Medicare Doctors Face Pay Cut—Again
Senate passes measure but "doc fix" must go to House
Ralston, an internist in Fayettesville, Tenn., with 2,000 patients—three out of four of them on Medicare—says that the economic impact of a 21 percent pay cut would be devastating. Many primary care practices now have overhead costs that can range up to 67 percent, he says, but the cut would apply to gross revenues. So, for example, a current Medicare payment of $1,000 minus $670 overhead results in $330 left for income. A 21 percent cut, however, would slice off an additional $210 from the gross, leaving $120 for income. “So the net reduction in the salary is 64 percent, not 21 percent,” Ralston says. “For any practice now teetering, just the threat of that happening might be enough to throw it over the edge.”
Continuing cuts also deter new medical graduates from entering primary care, contributing to a shortage of family doctors that is already critical.
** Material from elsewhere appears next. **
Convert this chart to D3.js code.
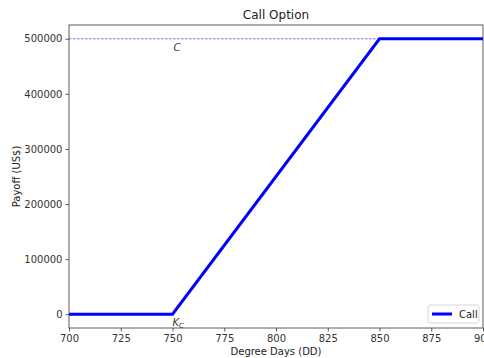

The American Medical Association has consistently held out for repeal of the payment formula, rejecting an earlier proposal from Democratic leaders to postpone the cuts for five years. Other groups and many members of Congress have also called for a permanent fix.
“Congress would repeal the formula if they didn’t have to pay for it,” says John Rother, AARP’s director of policy. “But under budgetary rules it has to be offset, and nobody knows how to offset a cost that large without imposing a new tax or disrupting some other part of health care.”
AMA president J. James Rohack, M.D., argues that repeated postponements have only worsened the cost of repeal. “In 2005, physicians faced a cut of about 3 percent and the cost of permanent reform was $49 billion,” he said last week. “This year, the cut has reached a staggering 21 percent and the cost of reform has more than quadrupled to $210 billion.”
Band-Aid, not a cure
Meanwhile, the Band-Aid approach “undermines confidence in Medicare on the part of both providers and patients,” says Rother. “The current payment formula is not doing what it was designed to do, so we should replace it with something else.”
The consensus of health policy experts is that Medicare’s current fee-for-service system—in which doctors are paid separately for each service they provide—should be replaced with a system that rewards quality of care and outcomes as a way to reduce the program’s spiraling costs. Some medical centers, and pilot programs in Medicare, have already demonstrated that this can work, and the new health care law takes steps in that direction. But to achieve it on a national scale, Rother adds, “is going to take a while.”
Patricia Barry is a senior editor at the AARP Bulletin.